Gov. Abbott puts a hold on disconnections for utility bills
About 30,000 Texans still were without power Sunday but were close to having it restored, Gov. Greg Abbott said in San Antonio.
The governor also said the threat of disconnections is being removed as many Texans face substantially higher electricity bills.
Water outages remain the other major concern, and Abbott said he is focusing on that problem with the Texas Commission on Environmental Quality.
As many as 15 million Texans — about half the state — are served by water systems that have experienced disruptions after bitter cold caused mass power outages.
"We continue to get updates during the course of the day as well as last night ensuring that water is being restored to communities across the entire state," Abbott said. "We understand the enormous challenges that our fellow Texans are facing right now because of either power outages or shortages of water."
Abbott said that more than 3 million bottles of water have been provided to Texas communities, partly through deliveries on military planes and helicopters.
Abbott said he plans to bring in more plumbers due to high demand for work on broken residential pipes across the state. On Saturday, Abbott announced plans to waive some licensing regulations to allow a plumber's apprentice to perform repairs without "direct" supervision by a licensed plumber.
"We want to make sure we have the supply to meet that demand," Abbott said. "We urge everybody that may have broken pipes to call a plumber as quickly as possible. Also, you need to be sure that you call your insurance agent as quickly as possible. They should be working with you to make sure those pipes get fixed."
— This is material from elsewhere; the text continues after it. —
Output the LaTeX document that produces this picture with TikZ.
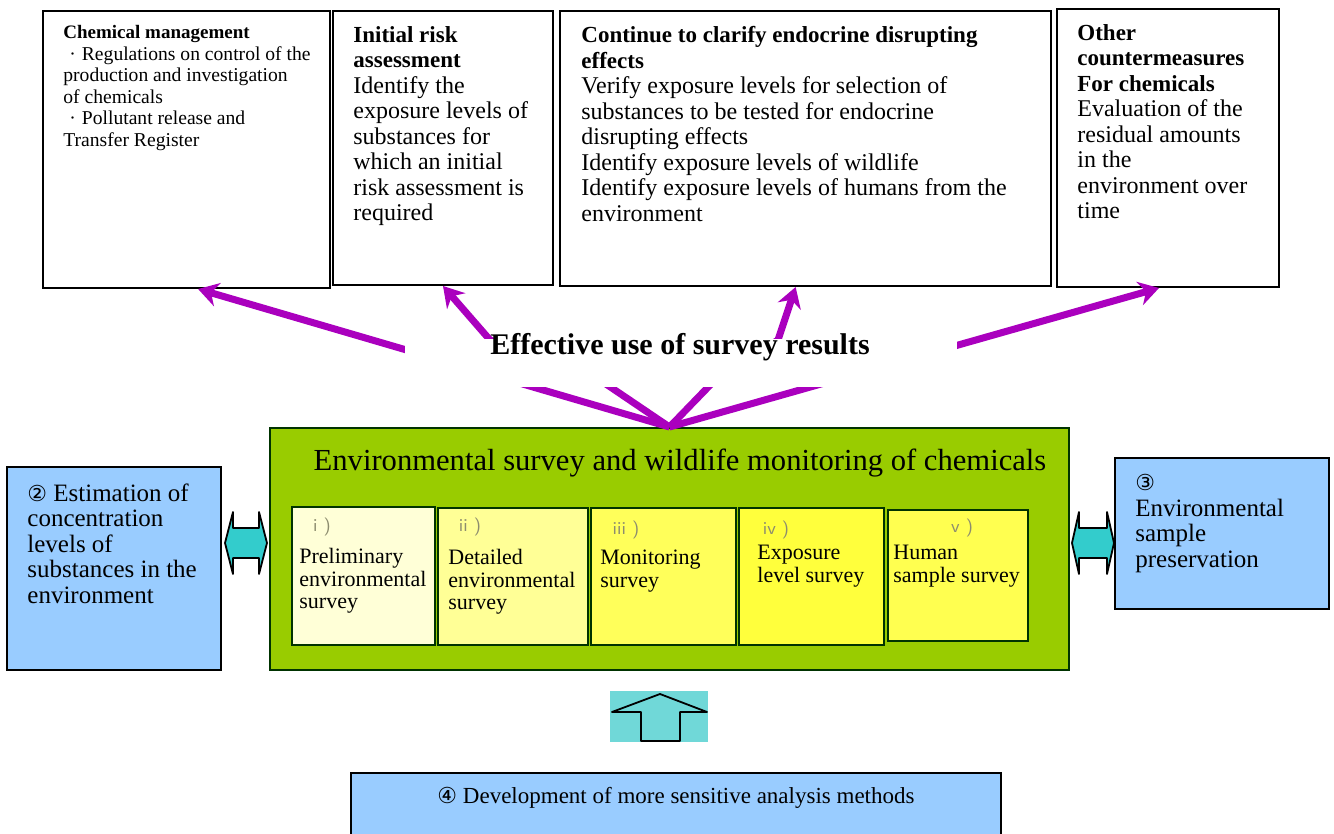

If residents don't have insurance, they may qualify for a Federal Emergency Management Agency reimbursement, Abbott said. President Joe Biden signed a major disaster declaration for Texas on Friday.
"We have had FEMA assistance granted by the federal government, and part of that is individual assistance that will assist individuals whose homes or apartments have been harmed because of the winter storm," Abbott said. "If so, you will need to document any type of loss you've had. You will need to be in contact with your local emergency response coordinator to make sure they have that information so that that calculus will be provided to the federal government so you can get a reimbursement."
Access to food is another challenge for Texans at the moment. Abbott said that with the snow and ice being cleared from roads, deliveries of truckloads of food to stores across the state will begin.
"Your grocery store shelves are getting restocked as we speak," Abbott said. "To assist that and speed it up, I have suspended regulations to get more trucks on the road to deliver food and supplies.
"I've also suspended regulations to get more kitchens to be able to prepare meals for Texans as long as those kitchens follow Department of State Health Services guidance on food safety. Also I have requested a USDA disaster declaration to help agriculture producers."
Some Texans, primarily those who opted for variable rate pricing with their electricity provider, have experienced skyrocketing electric bills due to high energy demand from the winter storm.
"I held an emergency meeting yesterday with legislative leaders to begin the legislative process to shield Texas families from unreasonable bills," Abbott said. "As we are speaking, there's a meeting being held by the Texas Public Utility Commission announcing this relief to issue a moratorium of customer disconnections for nonpayment."
During this pause, the state will also stop electric providers from sending customer invoices and will address challenges Texans are seeing from increased prices, he said.